Hathaway plays Maggie, an alluring free spirit who won’t let anything, including a formidable physical challenge, tie her down. That is until she meets her kindred spirit in Jamie Randall, portrayed by Gyllenhaal, whose good looks and charisma had serve him well in his personal live with women, as well as in the professional milieu of the cutthroat world of pharmaceutical sales. Maggie and Jamie’s relationship takes them both by surprise, as they find themselves under the influence of the ultimately desirable drug: love.
While most relationships proceed from attraction to love to sex, this one goes the opposite direction, thus promising to tell an unconventional love story. Unfortunately, despite the new setting and the relatively unexplored professions of the protagonists, “Love & Other Drugs” quickly turns into something more predictable.
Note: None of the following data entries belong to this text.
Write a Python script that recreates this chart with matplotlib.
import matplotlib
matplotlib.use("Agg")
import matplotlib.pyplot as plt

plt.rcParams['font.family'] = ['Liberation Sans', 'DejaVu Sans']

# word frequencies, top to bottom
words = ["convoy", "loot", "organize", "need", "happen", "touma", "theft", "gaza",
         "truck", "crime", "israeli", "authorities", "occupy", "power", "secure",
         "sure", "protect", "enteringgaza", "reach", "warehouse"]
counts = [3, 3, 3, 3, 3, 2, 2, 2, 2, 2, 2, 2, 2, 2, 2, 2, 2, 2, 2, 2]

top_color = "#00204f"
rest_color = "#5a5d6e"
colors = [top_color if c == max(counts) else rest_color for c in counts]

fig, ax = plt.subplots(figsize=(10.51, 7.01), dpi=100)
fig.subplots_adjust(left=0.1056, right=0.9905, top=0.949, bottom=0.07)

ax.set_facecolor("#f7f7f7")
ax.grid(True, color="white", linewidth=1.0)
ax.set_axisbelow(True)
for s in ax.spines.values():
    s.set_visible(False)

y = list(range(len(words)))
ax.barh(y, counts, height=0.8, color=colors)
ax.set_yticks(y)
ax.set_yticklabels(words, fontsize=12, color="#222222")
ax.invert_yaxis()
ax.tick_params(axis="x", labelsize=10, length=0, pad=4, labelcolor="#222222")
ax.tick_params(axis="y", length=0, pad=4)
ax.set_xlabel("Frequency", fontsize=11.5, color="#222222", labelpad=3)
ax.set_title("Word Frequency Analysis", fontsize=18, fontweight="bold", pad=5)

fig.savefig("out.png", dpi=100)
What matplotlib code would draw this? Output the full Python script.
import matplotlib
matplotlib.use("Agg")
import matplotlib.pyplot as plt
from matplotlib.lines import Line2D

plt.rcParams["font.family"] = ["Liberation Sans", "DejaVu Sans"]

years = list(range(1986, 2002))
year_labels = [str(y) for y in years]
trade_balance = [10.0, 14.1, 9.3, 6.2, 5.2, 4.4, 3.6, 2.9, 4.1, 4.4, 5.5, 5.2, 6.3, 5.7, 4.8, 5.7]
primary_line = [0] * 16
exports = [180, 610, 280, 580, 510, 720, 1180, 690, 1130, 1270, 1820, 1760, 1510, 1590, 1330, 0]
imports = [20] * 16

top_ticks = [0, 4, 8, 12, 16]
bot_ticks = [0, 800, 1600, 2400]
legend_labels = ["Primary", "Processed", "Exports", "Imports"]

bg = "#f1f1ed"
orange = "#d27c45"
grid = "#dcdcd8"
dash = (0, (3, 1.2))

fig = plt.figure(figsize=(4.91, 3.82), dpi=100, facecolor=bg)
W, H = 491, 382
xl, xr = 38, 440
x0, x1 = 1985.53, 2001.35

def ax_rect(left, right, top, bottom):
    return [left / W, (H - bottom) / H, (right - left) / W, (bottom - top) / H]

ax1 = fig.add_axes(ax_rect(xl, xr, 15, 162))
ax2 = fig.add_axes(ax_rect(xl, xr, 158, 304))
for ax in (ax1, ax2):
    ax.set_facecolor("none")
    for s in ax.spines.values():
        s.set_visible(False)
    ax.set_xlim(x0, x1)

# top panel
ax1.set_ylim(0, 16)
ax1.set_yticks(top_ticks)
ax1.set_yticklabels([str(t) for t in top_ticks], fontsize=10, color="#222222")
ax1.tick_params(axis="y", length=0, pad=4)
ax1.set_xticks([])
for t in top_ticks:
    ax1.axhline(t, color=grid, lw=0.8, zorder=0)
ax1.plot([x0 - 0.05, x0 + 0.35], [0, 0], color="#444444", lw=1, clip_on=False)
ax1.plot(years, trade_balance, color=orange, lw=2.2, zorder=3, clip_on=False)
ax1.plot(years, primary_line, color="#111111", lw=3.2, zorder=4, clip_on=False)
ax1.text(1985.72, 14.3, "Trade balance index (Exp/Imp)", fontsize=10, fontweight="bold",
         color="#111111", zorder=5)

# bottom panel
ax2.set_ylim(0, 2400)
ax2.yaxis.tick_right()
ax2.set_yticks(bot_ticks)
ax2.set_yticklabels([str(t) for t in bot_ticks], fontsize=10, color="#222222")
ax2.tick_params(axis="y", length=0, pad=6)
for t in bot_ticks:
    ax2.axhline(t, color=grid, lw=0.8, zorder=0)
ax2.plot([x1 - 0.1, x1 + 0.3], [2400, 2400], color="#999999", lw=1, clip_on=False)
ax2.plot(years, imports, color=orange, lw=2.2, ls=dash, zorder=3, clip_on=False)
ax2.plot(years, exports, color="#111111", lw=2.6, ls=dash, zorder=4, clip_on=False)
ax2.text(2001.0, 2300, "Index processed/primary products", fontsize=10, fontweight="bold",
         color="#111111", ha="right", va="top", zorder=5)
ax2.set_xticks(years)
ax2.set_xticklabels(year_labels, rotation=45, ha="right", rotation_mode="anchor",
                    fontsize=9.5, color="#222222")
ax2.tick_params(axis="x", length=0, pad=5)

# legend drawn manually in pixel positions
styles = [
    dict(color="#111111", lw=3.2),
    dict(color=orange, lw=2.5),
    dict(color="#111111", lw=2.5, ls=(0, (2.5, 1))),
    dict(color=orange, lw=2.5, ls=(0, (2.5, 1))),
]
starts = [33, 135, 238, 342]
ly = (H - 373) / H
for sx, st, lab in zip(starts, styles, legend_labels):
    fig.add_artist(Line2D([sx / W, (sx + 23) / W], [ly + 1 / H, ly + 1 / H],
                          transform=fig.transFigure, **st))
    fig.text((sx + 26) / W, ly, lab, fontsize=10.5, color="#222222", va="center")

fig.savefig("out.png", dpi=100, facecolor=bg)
This is the second pairing of Gyllenhaal and Hathaway after “BrokebackMountain,” in which the latter played a supporting part. Here, both thespians are center-stage most of the time.
On paper, the characters seem more interestingly and richly delineated than is the case when you watch the actual movie. A charismatic underachiever, Jamie comes across as a guy who’s finally found his métier as a representative for Viagra, a drug that has just hit the market, launching many jokes (and even ridicule) when it becomes a pharmaceutical and goes one to become a pop cultural phenomenon. His match, Maggie, is a beautiful and talented artist.
Thematically, “Love & Other Drugs” bears resemblance to Zwick’s promising feature directorial debut, “About Last Night,” a critical and box-office hit. The former is to the present what the latter was for the zeitgeist of the 1980s.
In his new movie, Zwick aims to say something relevant about how sex and lust evolve into a deeper, more meaningful love between two individuals who go out of their way and are desperate not to go into a deeper, more profound bond with one another.
In its good moments, “Love & Other Drugs” explores realistically how physical attraction and then powerful love can—and do– defeat the couple’s “better” impulses to resist connecting. No matter how much they try to avoid it, Jamie and Maggie just can’t help but fall in love and surrender to something stronger than their intention.
We get to see the comedic and more serious facets of love, the fun to spend time together (n and out of bed), fear to get emotionally involved, the initial (easier) temptation to run away from intimacy and caring, the hard work that it takes to cultivate and maintain it.
But, alas, there are not many good moments in the picture to sustain involvement. In its eagerness to please at all costs, “Love & Other Drugs” gets progressively weaker and more diffuse in its concerns.